Paperback now available – £8.99
Hoping to read Tenth of December by George Saunders in a handy paperback format on 10 December, 2013? Well, if you call at the Riverside you can indeed enjoy this moment of literary synchronicity; or at the very least get hold of this acclaimed collection before all your well-read friends. We’re happy to report that the publisher has supplied us with the paperback edition ahead of its official January 2014 release date. Given the half-dozen mentions for Tenth of December in the end-of-year newspaper round-ups, it means we can satisfy the many curious readers who’ll be seeking out George Saunders this month. The hardback has slipped out of print and a certain retailer, perhaps distracted by developing its drone technology, is still listing the Tenth of December paperback as being on sale on 2 January, 2014.
Frankly, you can’t wait until then for this book, which has cemented Saunders’s reputation as the finest American writer of short stories at work today. Saunders can be funny, surreal, bleak and humane on the same page.
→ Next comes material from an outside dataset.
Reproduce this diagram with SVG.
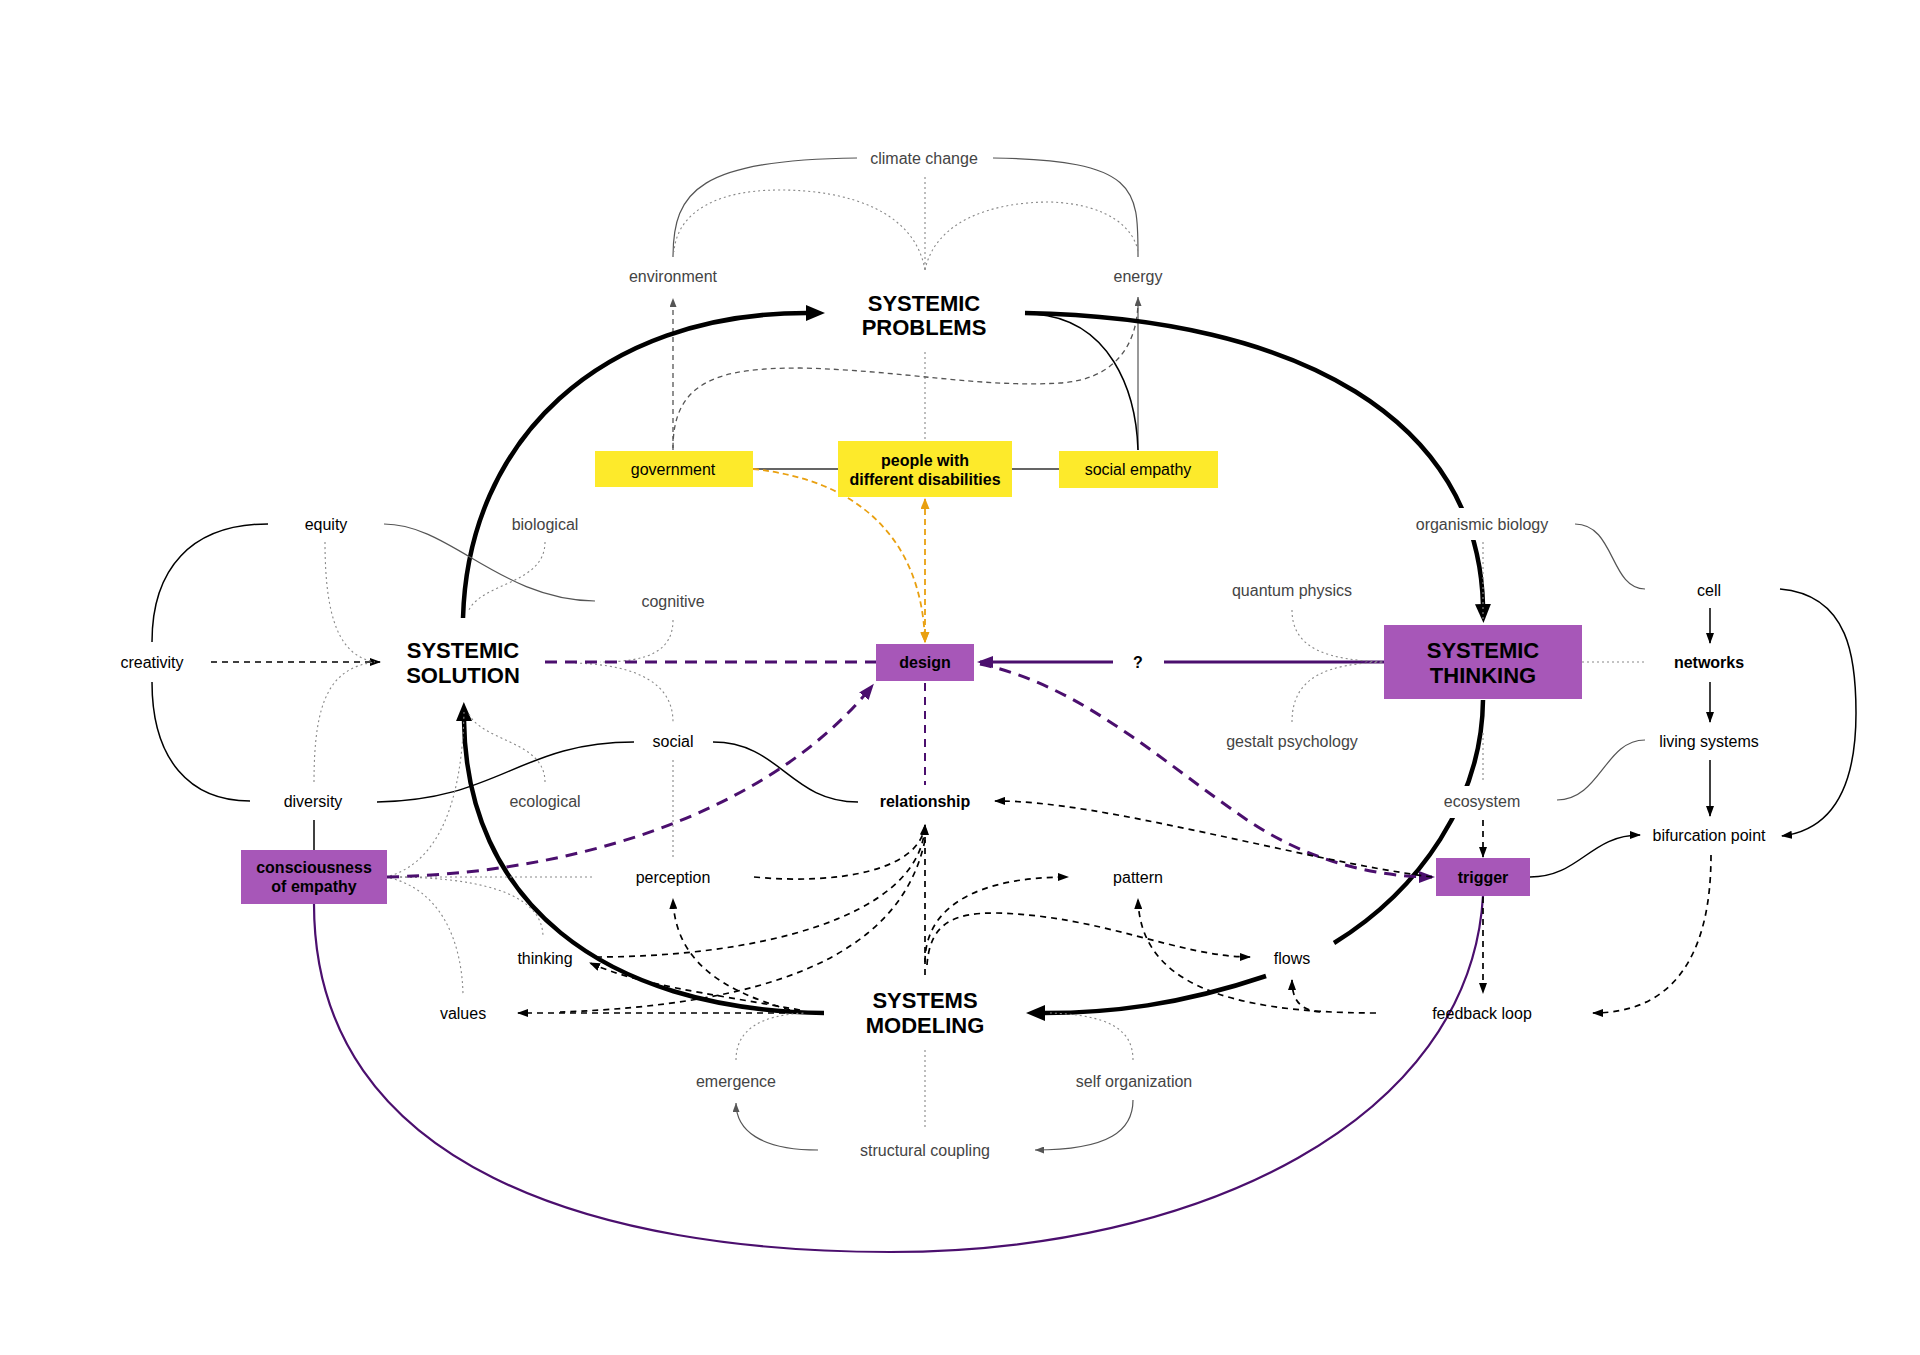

Take his 1998 story Sea Oak which features a male stripper who’s working in an aviation-themed restaurant, while also trying to deal with the reanimated corpse of his Aunt Bernie and her concerted efforts to restore the American Dream for her penurious family.
Saunders’s Royal Festival Hall event this summer ended up being a master class about one particular story he read from (Victory Lap, which opens the new collection) that had nascent authors in the audience scribbling away feverishly. George made it look easy, but it’s really not. As Zadie Smith puts it on the cover of the paperback edition – did we mention it’s already on our shelves? – of Tenth of December: “Not since Twain has America produced a satirist this funny with a prose style this fine.”